SB 1170 purports to incentivize affordable housing development by upping the rewards granted under the state’s “201H” affordable housing program (named for its chapter under state law). However, housing developments qualifying for state 201H incentives already benefit from valuable exemptions from height and density limits, as well as waived general excise taxes and county development fees — all of which translates to money in the bank. Such incentives, which reduce costs and improve returns on investment, are designed to encourage development of projects comprised of at least 50% or 60% affordable units.
Under SB 1170, developers would also receive “credits” for the affordable units built. The pitfall is that these credits could be used as a substitute for additional affordable housing units — up to half of all the affordable units required by Honolulu laws, in the bill’s final version — and counties would be required to accept the trade-off.
In particularly compelling opposition, Dawn Takeuchi Apuna, director of the city’s Department of Planning and Permitting (DPP), testified: “We oppose this bill because it creates credit value that developers can sell or use themselves to fulfill affordable housing requirements imposed by the counties.
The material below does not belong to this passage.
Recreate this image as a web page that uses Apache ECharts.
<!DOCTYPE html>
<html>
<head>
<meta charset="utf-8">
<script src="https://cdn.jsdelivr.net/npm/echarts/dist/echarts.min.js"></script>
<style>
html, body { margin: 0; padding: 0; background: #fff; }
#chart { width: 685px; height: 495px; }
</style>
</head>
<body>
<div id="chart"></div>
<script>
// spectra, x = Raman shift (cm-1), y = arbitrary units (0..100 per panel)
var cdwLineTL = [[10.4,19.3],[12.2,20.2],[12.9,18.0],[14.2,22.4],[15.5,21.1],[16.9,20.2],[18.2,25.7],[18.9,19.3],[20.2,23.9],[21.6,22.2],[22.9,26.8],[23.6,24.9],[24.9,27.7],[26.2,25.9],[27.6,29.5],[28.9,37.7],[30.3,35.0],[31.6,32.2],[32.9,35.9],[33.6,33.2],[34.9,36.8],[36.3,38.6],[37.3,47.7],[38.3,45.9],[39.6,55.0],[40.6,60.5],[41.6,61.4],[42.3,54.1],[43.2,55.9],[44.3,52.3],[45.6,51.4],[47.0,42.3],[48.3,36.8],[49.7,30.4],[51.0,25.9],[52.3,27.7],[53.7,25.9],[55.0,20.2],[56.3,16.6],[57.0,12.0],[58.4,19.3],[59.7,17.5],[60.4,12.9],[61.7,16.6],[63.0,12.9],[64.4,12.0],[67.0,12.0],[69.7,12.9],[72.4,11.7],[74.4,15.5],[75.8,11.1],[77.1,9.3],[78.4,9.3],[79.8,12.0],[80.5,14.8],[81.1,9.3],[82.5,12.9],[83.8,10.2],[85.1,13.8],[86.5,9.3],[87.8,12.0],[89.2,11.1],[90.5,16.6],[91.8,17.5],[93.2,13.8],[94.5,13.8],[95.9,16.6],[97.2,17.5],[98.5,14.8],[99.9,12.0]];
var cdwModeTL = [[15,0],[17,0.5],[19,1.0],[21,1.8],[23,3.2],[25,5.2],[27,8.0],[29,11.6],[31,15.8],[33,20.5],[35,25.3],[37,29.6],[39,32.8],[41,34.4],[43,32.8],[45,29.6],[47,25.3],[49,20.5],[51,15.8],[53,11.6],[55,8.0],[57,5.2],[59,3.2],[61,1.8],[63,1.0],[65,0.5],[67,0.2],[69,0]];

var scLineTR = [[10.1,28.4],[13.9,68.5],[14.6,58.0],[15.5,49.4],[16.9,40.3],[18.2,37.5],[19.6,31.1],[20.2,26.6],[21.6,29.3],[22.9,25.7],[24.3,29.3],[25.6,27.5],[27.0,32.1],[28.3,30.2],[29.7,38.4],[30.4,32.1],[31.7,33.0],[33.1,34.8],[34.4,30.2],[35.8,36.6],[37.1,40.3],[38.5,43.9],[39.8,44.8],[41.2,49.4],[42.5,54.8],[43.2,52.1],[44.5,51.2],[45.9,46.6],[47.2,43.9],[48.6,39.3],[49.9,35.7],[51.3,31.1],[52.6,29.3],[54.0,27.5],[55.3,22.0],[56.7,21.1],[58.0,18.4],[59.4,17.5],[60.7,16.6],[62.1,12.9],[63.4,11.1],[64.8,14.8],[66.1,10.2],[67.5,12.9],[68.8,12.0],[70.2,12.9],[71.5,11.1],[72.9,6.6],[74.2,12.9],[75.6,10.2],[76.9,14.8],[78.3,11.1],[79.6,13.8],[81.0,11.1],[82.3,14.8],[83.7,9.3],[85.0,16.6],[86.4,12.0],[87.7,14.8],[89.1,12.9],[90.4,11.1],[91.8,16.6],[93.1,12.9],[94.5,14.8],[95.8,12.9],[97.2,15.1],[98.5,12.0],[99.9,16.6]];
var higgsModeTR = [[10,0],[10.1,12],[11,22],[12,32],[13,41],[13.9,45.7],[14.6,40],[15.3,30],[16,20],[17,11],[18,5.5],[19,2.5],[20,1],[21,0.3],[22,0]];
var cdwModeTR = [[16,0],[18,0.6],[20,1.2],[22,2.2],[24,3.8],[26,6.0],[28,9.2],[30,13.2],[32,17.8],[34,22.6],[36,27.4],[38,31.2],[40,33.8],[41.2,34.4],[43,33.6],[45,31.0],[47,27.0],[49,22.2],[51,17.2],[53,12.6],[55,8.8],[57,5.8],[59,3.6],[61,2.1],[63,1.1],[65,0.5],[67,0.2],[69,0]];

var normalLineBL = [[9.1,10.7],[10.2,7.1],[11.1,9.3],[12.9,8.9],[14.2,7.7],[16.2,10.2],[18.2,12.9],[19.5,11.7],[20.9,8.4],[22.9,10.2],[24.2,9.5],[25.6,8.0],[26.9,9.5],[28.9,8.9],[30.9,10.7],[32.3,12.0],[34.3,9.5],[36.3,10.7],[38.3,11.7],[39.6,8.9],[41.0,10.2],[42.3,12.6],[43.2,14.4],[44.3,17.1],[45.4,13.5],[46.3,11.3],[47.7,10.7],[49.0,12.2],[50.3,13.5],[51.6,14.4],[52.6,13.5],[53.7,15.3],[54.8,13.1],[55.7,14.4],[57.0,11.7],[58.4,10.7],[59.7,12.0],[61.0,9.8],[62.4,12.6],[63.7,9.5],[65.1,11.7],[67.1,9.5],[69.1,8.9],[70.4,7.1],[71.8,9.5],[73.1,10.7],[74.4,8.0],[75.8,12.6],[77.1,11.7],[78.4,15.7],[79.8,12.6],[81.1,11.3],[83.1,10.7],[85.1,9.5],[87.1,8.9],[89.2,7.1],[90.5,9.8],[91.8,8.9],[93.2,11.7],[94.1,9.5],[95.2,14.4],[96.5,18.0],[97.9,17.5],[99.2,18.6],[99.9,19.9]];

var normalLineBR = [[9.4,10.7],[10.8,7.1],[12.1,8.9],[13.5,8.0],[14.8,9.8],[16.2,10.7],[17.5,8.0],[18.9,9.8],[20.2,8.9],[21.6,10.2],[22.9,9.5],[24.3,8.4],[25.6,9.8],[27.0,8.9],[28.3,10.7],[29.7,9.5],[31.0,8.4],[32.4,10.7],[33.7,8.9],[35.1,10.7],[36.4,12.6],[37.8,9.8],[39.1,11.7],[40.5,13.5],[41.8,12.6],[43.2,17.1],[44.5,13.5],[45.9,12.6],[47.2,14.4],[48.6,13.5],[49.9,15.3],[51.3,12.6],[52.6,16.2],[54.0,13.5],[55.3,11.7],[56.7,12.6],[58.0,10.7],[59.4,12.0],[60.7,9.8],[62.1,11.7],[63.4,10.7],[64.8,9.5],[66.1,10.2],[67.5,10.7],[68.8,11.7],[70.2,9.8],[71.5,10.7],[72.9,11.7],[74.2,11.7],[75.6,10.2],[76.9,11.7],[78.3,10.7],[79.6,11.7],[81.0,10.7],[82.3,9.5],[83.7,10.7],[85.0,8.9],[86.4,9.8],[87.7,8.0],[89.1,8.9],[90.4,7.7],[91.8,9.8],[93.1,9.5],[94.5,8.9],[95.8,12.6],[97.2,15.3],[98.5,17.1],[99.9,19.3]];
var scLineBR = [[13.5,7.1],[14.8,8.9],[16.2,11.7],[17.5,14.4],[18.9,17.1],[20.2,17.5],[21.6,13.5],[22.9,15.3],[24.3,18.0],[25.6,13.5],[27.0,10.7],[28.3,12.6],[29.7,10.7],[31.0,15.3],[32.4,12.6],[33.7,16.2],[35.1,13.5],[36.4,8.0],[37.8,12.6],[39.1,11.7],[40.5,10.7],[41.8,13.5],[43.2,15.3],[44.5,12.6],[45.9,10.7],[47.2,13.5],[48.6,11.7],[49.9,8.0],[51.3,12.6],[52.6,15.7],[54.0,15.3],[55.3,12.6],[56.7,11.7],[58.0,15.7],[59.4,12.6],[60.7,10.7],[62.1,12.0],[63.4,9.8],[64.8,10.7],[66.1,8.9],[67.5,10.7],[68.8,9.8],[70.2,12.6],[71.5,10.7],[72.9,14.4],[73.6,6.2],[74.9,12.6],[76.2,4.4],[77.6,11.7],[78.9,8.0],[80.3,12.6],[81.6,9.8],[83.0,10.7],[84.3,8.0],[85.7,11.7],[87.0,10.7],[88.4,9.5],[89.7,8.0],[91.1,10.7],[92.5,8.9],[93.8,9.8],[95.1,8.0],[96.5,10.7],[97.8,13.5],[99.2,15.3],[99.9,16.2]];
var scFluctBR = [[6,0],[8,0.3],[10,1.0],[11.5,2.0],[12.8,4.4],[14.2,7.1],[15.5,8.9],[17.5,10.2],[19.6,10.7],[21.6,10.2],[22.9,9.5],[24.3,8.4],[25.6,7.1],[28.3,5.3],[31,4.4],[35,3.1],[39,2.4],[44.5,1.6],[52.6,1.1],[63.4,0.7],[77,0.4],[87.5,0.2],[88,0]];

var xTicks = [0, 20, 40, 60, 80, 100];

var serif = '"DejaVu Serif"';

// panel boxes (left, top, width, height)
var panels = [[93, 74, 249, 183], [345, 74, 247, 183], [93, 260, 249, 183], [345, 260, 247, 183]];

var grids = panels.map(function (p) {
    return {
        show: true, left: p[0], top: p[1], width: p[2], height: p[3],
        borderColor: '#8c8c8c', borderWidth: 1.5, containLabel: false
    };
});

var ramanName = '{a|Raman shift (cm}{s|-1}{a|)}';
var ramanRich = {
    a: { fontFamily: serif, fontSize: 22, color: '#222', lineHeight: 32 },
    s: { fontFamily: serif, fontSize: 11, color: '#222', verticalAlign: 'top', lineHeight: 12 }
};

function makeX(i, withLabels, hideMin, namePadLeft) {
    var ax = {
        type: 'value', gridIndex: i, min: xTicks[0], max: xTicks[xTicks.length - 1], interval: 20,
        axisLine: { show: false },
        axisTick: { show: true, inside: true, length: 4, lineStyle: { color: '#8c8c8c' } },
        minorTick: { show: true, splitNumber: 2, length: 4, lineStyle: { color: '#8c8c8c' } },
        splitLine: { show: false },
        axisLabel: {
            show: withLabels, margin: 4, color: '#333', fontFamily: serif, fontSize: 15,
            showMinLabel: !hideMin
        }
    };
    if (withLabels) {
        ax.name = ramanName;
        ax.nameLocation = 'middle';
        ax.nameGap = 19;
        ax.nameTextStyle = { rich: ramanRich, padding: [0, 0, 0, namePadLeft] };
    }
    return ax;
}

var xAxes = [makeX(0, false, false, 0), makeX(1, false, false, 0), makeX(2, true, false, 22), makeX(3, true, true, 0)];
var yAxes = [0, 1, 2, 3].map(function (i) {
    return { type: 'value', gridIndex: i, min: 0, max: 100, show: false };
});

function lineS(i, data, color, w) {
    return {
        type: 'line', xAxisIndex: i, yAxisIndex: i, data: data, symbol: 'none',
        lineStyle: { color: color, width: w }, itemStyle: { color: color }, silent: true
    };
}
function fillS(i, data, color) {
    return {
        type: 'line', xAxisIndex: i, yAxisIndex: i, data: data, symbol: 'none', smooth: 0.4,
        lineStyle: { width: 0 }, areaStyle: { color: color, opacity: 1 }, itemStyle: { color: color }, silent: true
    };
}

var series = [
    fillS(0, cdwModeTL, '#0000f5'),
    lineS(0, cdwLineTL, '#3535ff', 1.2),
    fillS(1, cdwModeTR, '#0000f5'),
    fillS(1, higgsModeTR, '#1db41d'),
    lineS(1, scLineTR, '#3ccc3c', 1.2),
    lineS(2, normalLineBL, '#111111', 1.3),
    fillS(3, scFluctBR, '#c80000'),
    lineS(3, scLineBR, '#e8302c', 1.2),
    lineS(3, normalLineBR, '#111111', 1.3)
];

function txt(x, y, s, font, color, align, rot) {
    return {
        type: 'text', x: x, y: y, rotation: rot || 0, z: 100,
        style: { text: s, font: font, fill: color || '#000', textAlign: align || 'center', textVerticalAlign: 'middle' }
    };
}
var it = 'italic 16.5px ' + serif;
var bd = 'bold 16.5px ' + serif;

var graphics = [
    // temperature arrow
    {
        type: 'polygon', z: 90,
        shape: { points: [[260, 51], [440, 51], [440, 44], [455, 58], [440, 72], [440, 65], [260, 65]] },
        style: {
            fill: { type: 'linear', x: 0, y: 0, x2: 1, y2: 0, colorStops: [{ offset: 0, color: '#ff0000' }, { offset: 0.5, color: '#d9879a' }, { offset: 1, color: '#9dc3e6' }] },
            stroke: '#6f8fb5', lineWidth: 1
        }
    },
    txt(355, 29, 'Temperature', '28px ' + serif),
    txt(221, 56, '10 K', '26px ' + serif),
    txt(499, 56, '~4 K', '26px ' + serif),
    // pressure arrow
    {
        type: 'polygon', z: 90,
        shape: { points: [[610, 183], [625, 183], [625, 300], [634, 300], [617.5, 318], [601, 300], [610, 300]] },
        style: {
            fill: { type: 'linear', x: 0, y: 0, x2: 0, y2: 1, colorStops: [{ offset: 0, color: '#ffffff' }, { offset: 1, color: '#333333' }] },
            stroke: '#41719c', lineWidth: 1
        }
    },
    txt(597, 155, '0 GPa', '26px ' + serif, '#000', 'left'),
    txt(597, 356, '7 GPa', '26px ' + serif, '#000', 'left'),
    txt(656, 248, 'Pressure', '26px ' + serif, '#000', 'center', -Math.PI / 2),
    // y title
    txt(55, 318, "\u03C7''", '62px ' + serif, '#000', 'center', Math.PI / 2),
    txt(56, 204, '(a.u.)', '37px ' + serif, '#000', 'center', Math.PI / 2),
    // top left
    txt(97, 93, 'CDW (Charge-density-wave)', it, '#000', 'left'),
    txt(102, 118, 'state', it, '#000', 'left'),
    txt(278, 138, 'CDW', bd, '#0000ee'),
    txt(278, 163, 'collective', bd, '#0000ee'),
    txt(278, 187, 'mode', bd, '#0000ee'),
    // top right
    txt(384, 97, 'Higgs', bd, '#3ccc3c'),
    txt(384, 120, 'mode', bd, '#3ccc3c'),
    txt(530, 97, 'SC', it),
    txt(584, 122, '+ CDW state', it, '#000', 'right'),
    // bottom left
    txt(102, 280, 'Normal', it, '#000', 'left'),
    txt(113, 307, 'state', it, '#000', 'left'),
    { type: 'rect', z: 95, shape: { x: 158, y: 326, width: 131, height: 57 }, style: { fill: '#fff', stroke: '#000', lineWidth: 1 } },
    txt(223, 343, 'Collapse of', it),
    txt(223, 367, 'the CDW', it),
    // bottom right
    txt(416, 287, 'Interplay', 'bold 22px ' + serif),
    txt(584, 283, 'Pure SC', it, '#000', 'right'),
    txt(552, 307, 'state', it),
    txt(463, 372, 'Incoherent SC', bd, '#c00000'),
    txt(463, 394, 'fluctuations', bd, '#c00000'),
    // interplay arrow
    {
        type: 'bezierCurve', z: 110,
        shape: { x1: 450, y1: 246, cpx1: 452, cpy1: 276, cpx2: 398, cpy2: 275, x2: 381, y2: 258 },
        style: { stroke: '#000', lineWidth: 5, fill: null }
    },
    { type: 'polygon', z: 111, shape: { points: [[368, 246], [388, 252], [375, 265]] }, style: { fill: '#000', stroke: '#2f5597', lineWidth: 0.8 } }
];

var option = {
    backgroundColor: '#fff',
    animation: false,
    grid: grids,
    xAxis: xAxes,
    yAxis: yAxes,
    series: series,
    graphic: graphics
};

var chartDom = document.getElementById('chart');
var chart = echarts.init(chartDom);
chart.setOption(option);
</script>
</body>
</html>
“It amounts to ‘double dipping’: Developers of 201H projects receive fee waivers and exemptions, as well as the monetary value of credits.”
Takeuchi Apuna holds that SB 1170 would benefit developers while undermining county affordable housing efforts — and she’s right.
Developers could apply SB 1170’s created credits to exempt themselves from current county regulations that require a certain number of affordable housing units in market-priced housing projects, separate from 201H developments. The credits could also be sold to other developers, so that these secondary parties could evade building otherwise county-required affordable units.
Give away more and receive less in return? That kind of government largess would be a lose-lose for the public.
The Hawaii chapter of NAIOP, a national commercial real estate trade association which includes developers making the primary push on this bill, claims that additional giveaways under 201H are justified because higher interest rates and other development costs boosted by inflation have made the state’s 201H affordable housing program “nearly unusable” by developers.
But that testimony is directly contradicted by the Hawaii Housing Finance and Development Corp. (HHFDC). On Friday, the state agency said that it “is processing 201H applications this year when interest rates are higher than they have been in a number of years. In fact, the number of 201H applications that we’ve processed is actually consistent, if not higher, than in recent years.”
If signed into law, SB 1170 would take effect immediately and hold until June 30, 2031. Unfortunately, HHFDC should have — but failed — to take a strong stand against the bill during the legislative session.
Tellingly, though, other agencies did. DPP was joined in opposing SB 1170 by the city Office of Housing and Hawaii County’s Office of Housing and Community Development.
The state Office of Planning and Sustainable Development also testified that the bill won’t serve its stated purpose of producing more affordable homes. And while HHFDC did not oppose the bill, it did defer to counties on its value.
Given Honolulu and Hawaii counties’ position, and the negative impact this would have on county affordable housing efforts, Gov. Josh Green must take SB 1170 off the table with a veto.